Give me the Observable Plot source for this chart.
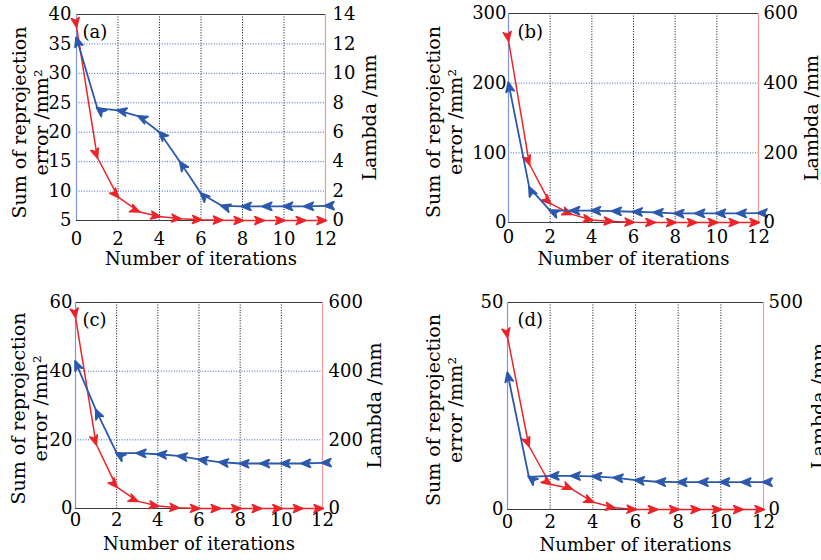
<!DOCTYPE html>
<html>
<head>
<meta charset="utf-8">
<script src="https://cdn.jsdelivr.net/npm/d3@7"></script>
<script src="https://cdn.jsdelivr.net/npm/@observablehq/plot@0.6"></script>
<style>
  html, body { margin: 0; padding: 0; background: white; }
  #root { position: relative; width: 821px; height: 560px; overflow: hidden; background: white; }
  #root > div { position: absolute; }
</style>
</head>
<body>
<div id="root"></div>
<script>
// ---- data ----
const iterations = [0, 1, 2, 3, 4, 5, 6, 7, 8, 9, 10, 11, 12];
const xTicks = [0, 2, 4, 6, 8, 10, 12];
const xGrid = [2, 4, 6, 8, 10];

const errorA  = [36, 24.1, 23.7, 22.7, 20.0, 14.9, 9.6, 7.5, 7.4, 7.4, 7.4, 7.4, 7.5];
const lambdaA = [13.2, 4.3, 1.6, 0.6, 0.27, 0.12, 0.05, 0.02, 0, 0, 0, 0, 0];
const errorB  = [200, 50, 17, 17, 17, 16.3, 15.4, 14.4, 13, 13, 13, 13, 13.4];
const lambdaB = [523, 168, 55, 24, 7, 3, 0.6, 0, 0, 0, 0, 0, 0];
const errorC  = [42.7, 28.6, 16.1, 16.1, 15.8, 15.3, 14.3, 13.5, 13.1, 13.1, 13.1, 13.1, 13.3];
const lambdaC = [558, 188, 63, 21.5, 7, 2, 0, 0, 0, 0, 0, 0, 0];
const errorD  = [32.9, 7.9, 8.1, 8.1, 8.0, 7.7, 7.1, 6.7, 6.6, 6.6, 6.6, 6.6, 6.6];
const lambdaD = [417, 154, 61, 50, 18, 4, 0, 0, 0, 0, 0, 0, 0];

const leftTicksA = [5, 10, 15, 20, 25, 30, 35, 40];
const rightTicksA = [0, 2, 4, 6, 8, 10, 12, 14];
const leftTicksB = [0, 100, 200, 300];
const rightTicksB = [0, 200, 400, 600];
const leftTicksC = [0, 20, 40, 60];
const rightTicksC = [0, 200, 400, 600];
const leftTicksD = [0, 50];
const rightTicksD = [0, 500];

const yTitleLeft = "Sum of reprojection\nerror /mm²";
const yTitleRight = "Lambda /mm";
const xTitle = "Number of iterations";

// ---- styles ----
const BLUE = "#2c58ad";
const RED = "#ec2328";
const BLUE_GRID = "#3a5fd0";
const BLUE_FRAME = "#7b96d8";
const RED_FRAME = "#f29a9a";

function arrowMarker(reverse) {
  return (color, context) => {
    const doc = (context && context.document) || document;
    const ns = "http://www.w3.org/2000/svg";
    const m = doc.createElementNS(ns, "marker");
    m.setAttribute("viewBox", "-10 -5 20 10");
    m.setAttribute("markerWidth", 20);
    m.setAttribute("markerHeight", 10);
    m.setAttribute("markerUnits", "userSpaceOnUse");
    m.setAttribute("orient", "auto");
    const p = doc.createElementNS(ns, "path");
    p.setAttribute("d", reverse ? "M-1,0L8.5,-4L6,0L8.5,4Z" : "M1,0L-8.5,-4L-6,0L-8.5,4Z");
    p.setAttribute("fill", color);
    m.appendChild(p);
    return m;
  };
}

function panel(o, useCustom) {
  const [L0, L1] = o.leftDomain, [R0, R1] = o.rightDomain;
  const toLeft = v => L0 + (v - R0) / (R1 - R0) * (L1 - L0);
  const fromLeft = v => R0 + (v - L0) / (L1 - L0) * (R1 - R0);
  const rows = iterations.map((x, i) => ({x, err: o.err[i], lam: toLeft(o.lam[i])}));
  return Plot.plot({
    width: o.width, height: 280,
    marginLeft: o.m[0], marginRight: o.m[1], marginTop: o.m[2], marginBottom: o.m[3],
    style: {fontFamily: "'DejaVu Serif', serif", fontSize: "18px", background: "white", color: "black", overflow: "visible"},
    x: {domain: [0, 12]},
    y: {domain: [L0, L1]},
    marks: [
      Plot.ruleX(xGrid, {stroke: "#111", strokeDasharray: "1,1.6", strokeWidth: 1}),
      Plot.ruleY(o.leftTicks.filter(t => t > L0 && t < L1), {stroke: BLUE_GRID, strokeDasharray: "1,1.6", strokeWidth: 1}),
      Plot.ruleY([L0, L1], {stroke: "#3a3a3a", strokeWidth: 1.2}),
      Plot.ruleX([0], {stroke: BLUE_FRAME, strokeWidth: 1.2}),
      Plot.ruleX([12], {stroke: RED_FRAME, strokeWidth: 1.2}),
      Plot.line(rows, {x: "x", y: "lam", stroke: RED, strokeWidth: 1.5, marker: useCustom ? arrowMarker(false) : "arrow"}),
      Plot.line(rows, {x: "x", y: "err", stroke: BLUE, strokeWidth: 1.8, marker: useCustom ? arrowMarker(true) : "arrow-reverse"}),
      Plot.axisX({ticks: xTicks, tickSize: 0, tickPadding: o.pad[0], label: null}),
      Plot.axisY({ticks: o.leftTicks, tickSize: 0, tickPadding: o.pad[1], label: null}),
      Plot.axisY({anchor: "right", ticks: o.rightTicks.map(toLeft), tickFormat: v => String(Math.round(fromLeft(v))), tickSize: 0, tickPadding: o.pad[2], label: null}),
      Plot.text([o.tag], {text: d => d, frameAnchor: "top-left", dx: o.tagPos[0], dy: o.tagPos[1], textAnchor: "start", lineAnchor: "middle"}),
      Plot.text([yTitleLeft], {text: d => d, frameAnchor: "left", rotate: -90, dx: o.titles[0], dy: o.titles[3], textAnchor: "middle", lineAnchor: "middle", lineHeight: 1.17, fontSize: 19}),
      Plot.text([yTitleRight], {text: d => d, frameAnchor: "right", rotate: -90, dx: o.titles[1], textAnchor: "middle", lineAnchor: "middle", fontSize: 19}),
      Plot.text([xTitle], {text: d => d, frameAnchor: "bottom", dy: o.titles[2], lineAnchor: "top"})
    ]
  });
}

const panels = [
  {tag: "(a)", left: 0, top: 0, width: 410, m: [76, 85, 14, 60], leftDomain: [5, 40], rightDomain: [0, 14],
   leftTicks: leftTicksA, rightTicks: rightTicksA, err: errorA, lam: lambdaA, pad: [12, 5, 7], tagPos: [6, 18], titles: [-47, 44, 32, 5]},
  {tag: "(b)", left: 410, top: 0, width: 411, m: [98, 63, 13, 58], leftDomain: [0, 300], rightDomain: [0, 600],
   leftTicks: leftTicksB, rightTicks: rightTicksB, err: errorB, lam: lambdaB, pad: [8, 2, 5], tagPos: [9, 19], titles: [-65, 53, 30, 4]},
  {tag: "(c)", left: 0, top: 280, width: 410, m: [75, 88, 22, 52], leftDomain: [0, 60], rightDomain: [0, 600],
   leftTicks: leftTicksC, rightTicks: rightTicksC, err: errorC, lam: lambdaC, pad: [5, 3, 6], tagPos: [7, 18], titles: [-47, 52, 29, 3]},
  {tag: "(d)", left: 410, top: 280, width: 411, m: [97, 58, 22, 51], leftDomain: [0, 50], rightDomain: [0, 500],
   leftTicks: leftTicksD, rightTicks: rightTicksD, err: errorD, lam: lambdaD, pad: [6, 4, 5], tagPos: [10, 18], titles: [-64, 55, 29, 4]}
];

const root = document.getElementById("root");
let useCustom = true;
try { panel(panels[0], true); } catch (e) { useCustom = false; }
for (const p of panels) {
  const wrap = document.createElement("div");
  wrap.style.left = p.left + "px";
  wrap.style.top = p.top + "px";
  wrap.appendChild(panel(p, useCustom));
  root.appendChild(wrap);
}
</script>
</body>
</html>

* * * * *

Skip every picture and return the lines above from the top through the one that contains "const xGrid = [2, 4, 6, 8, 10];".

RESPONSE TO THE TASK:
Give me the Observable Plot source for this chart.
<!DOCTYPE html>
<html>
<head>
<meta charset="utf-8">
<script src="https://cdn.jsdelivr.net/npm/d3@7"></script>
<script src="https://cdn.jsdelivr.net/npm/@observablehq/plot@0.6"></script>
<style>
  html, body { margin: 0; padding: 0; background: white; }
  #root { position: relative; width: 821px; height: 560px; overflow: hidden; background: white; }
  #root > div { position: absolute; }
</style>
</head>
<body>
<div id="root"></div>
<script>
// ---- data ----
const iterations = [0, 1, 2, 3, 4, 5, 6, 7, 8, 9, 10, 11, 12];
const xTicks = [0, 2, 4, 6, 8, 10, 12];
const xGrid = [2, 4, 6, 8, 10];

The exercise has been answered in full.